The most basic use is to ask a single question:
imh_en_df <- histtext::search_documents('"member of party"', "imh-en")
histtext::qa_on_corpus(imh_en_df, "What is his full name?", "imh-en")
## 1/9
## 2/9
## 3/9
## 4/9
## 5/9
## 6/9
## 7/9
## 8/9
## 9/9
Or multiple variants of a question:
histtext::qa_on_corpus(imh_en_df, c("What is his full name?", "What name?"), "imh-en")
## 1/9
## 2/9
## 3/9
## 4/9
## 5/9
## 6/9
## 7/9
## 8/9
## 9/9
A more advanced usage of QA can be done where questions can depend on previous questions:
questions <- list("name:full" = c("What is his full name?", "What name?"),
"education:location" = c("Where {name:full} study at?", "Where study at?"))
histtext::qa_on_corpus(imh_en_df, questions, "imh-en")
## 1/9
## 2/9
## 3/9
## 4/9
## 5/9
## 6/9
## 7/9
## 8/9
## 9/9
You can also change the number of answers that a question should be allowed to output:
histtext::qa_on_corpus(imh_en_df, questions, "imh-en", max_answers = list("education:location" = 2))
## 1/9
## 2/9
## 3/9
## 4/9
## 5/9
## 6/9
## 7/9
## 8/9
## 9/9
Examples of questions on which models where trained with can be accessed with histtext::biography_questions
:
histtext::biography_questions("en")
## $`name:full`
## [1] "What name?" "What is his full name?"
##
## $`birth:location`
## [1] "Where born?"
## [2] "In what location is he born?"
## [3] "In what location is {name:full} born?"
##
## $`birth:year`
## [1] "When born?" "What year is he born?"
## [3] "What year is {name:full} born?"
##
## $`education:location`
## [1] "Where {name:full} study at?"
## [2] "Where study at?"
## [3] "What school, college or university did {name:full} attend?"
##
## $`education:year`
## [1] "When {name:full} study at {#education:location}?"

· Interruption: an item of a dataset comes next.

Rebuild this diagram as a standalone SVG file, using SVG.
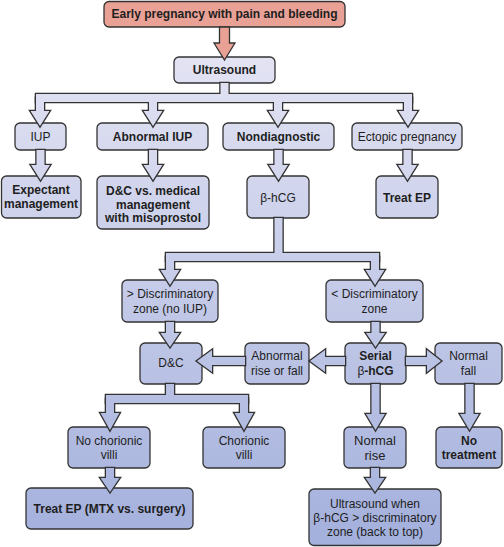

## [2] "When study at {#education:location}?"
##
## $`position:job`
## [1] "What job position?" "What job?"
##
## $`position:job_location`
## [1] "Where {name:full} was {#position:job}?"
## [2] "In what location {#position:job}?"
## [3] "Where {#position:job}?"
##
## $`position:job_year`
## [1] "When {name:full} was {#position:job}?"
## [2] "What year {#position:job}?"
## [3] "When {#position:job}?"
histtext::biography_questions("zh")
## $`name:full`
## [1] "什麼名字?"
##
## $`name:given`
## [1] "名什麼?"
##
## $`name:art`
## [1] "號是什麼?"
##
## $`name:courtesy`
## [1] "字是什麼?"
##
## $`birth:location`
## [1] "哪裡出生?" "他從哪裡來?"
##
## $`birth:age`
## [1] "他幾歲了?"
##
## $`education:location`
## [1] "哪裡{%zh}上學?" "上過什麼{%zh}學校或大學?"
## [3] "什麼{%zh}教育?"
##
## $`education:level`
## [1] "您的學歷是多少?"
##
## $`position:job`
## [1] "什麼工作?"
Please avoid directly using the output of this function as an input to the qa functions. The amount of questions will overwhelm the server and your query will probably time-out in many cases. You can however take a small subset of these.